Alternatively, we can use the CMSIS macro SCB->SHCSR to access the SHCSR. We will do that in the another course. Note that we also enable the MemManage Fault, BusFault, and UsageFault in the code above.

Now if we try to execute undefine instruction:

int main(void)
{
    // Enable all configurable exceptions: usage fault, mem manage fault, and bus fault
    // Not Shown

    // Force the processor to execute an undefined instruction
    uint32_t *pSRAM = (uint32_t *) 0x20010000;
    *pSRAM = 0xFFFFFFFF;  // Undefined instruction value

    void (*funcPtr) (void);
    funcPtr = (void *) 0x20010001;
    funcPtr();  // Execute undefined instruction

    // rest of code...
}

Run and debug the code. You will see that the processor enters the UsageFault handler:

usage_fault_window

However, since we don't always have access to a nice debugger with a Fault Analyzer window, we need to print the UsageFault Status Register (UFSR) to the console. We can do that by adding the following code to the UsageFault handler:

void UsageFault_Handler(void)
{
    uint32_t *pUFSR = (uint32_t *) 0xE000ED2A;

    printf("Exception : UsageFault\n");
    printf("UFSR = %lx\n",(*pUFSR) & 0xFFFF);

    while (1) {}
}

It might be useful to also analyze the stack frame. We can adjust our UsageFault_Handler function to print the stack frame as well:

__attribute__ ((naked)) void UsageFault_Handler(void)
{
    // Extract the value of MSP (base address of the stack frame)
    __asm ("MRS r0, MSP");
    __asm ("B UsageFault_Handler_c");
}

void UsageFault_Handler_c(uint32_t *pBaseStackFrame)
{
    uint32_t *pUFSR = (uint32_t *) 0xE000ED2A;

    printf("Exception : UsageFault\n");
    printf("UFSR = %lx\n",(*pUFSR) & 0xFFFF);

    printf("pBaseStackFrame = %p\n",pBaseStackFrame);
    printf("Value of R0 = %lx\n", pBaseStackFrame[0]);
    printf("Value of R1 = %lx\n", pBaseStackFrame[1]);
    printf("Value of R2 = %lx\n", pBaseStackFrame[2]);
    printf("Value of R3 = %lx\n", pBaseStackFrame[3]);
    printf("Value of R12 = %lx\n", pBaseStackFrame[4]);
    printf("Value of LR = %lx\n", pBaseStackFrame[5]);
    printf("Value of PC = %lx\n", pBaseStackFrame[6]);
    printf("Value of XPSR = %lx\n", pBaseStackFrame[7]);

    while (1) {}
}

The __attribute__((naked)) tells the compiler that the function will not require prologue/epilogue sequences.
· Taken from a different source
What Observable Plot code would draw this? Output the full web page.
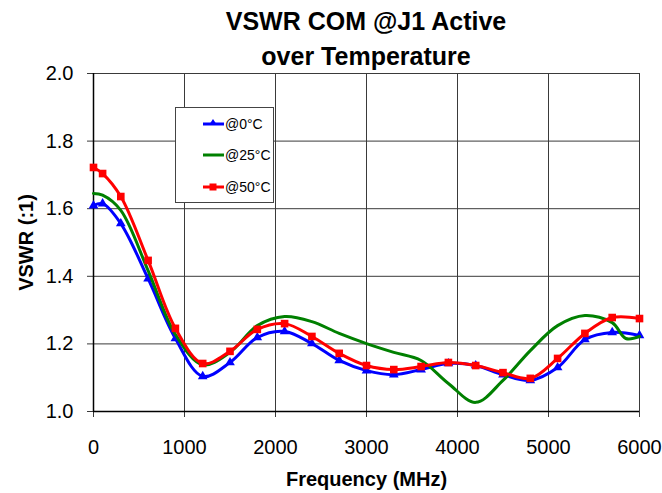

This is useful in low-level system programming where we need precise control over the generated assembly. When a function is declared naked, the compiler doesn't generate any of the usual function entry and exit code (like saving registers onto the stack). It's a direct handover to the programmer to control the behavior of the function at the assembly level.

In this case, UsageFault_Handler is written as a naked function because we want to directly manipulate the MSP (Main Stack Pointer) and immediately branch to UsageFault_Handler_c without any additional instructions that a compiler would normally insert for function calls. This offers a streamlined and efficient way to handle the fault.

Also note that we don't need volatile here because __asm inherently implies that there's a side effect. The compiler assumes that an __asm statement can have side effects and so it won't optimize it away, ensuring that the assembly code will be executed as-is. This is different from regular C or C++ code, where you would use volatile to prevent the compiler from optimizing out accesses to certain variables when we don't want it to.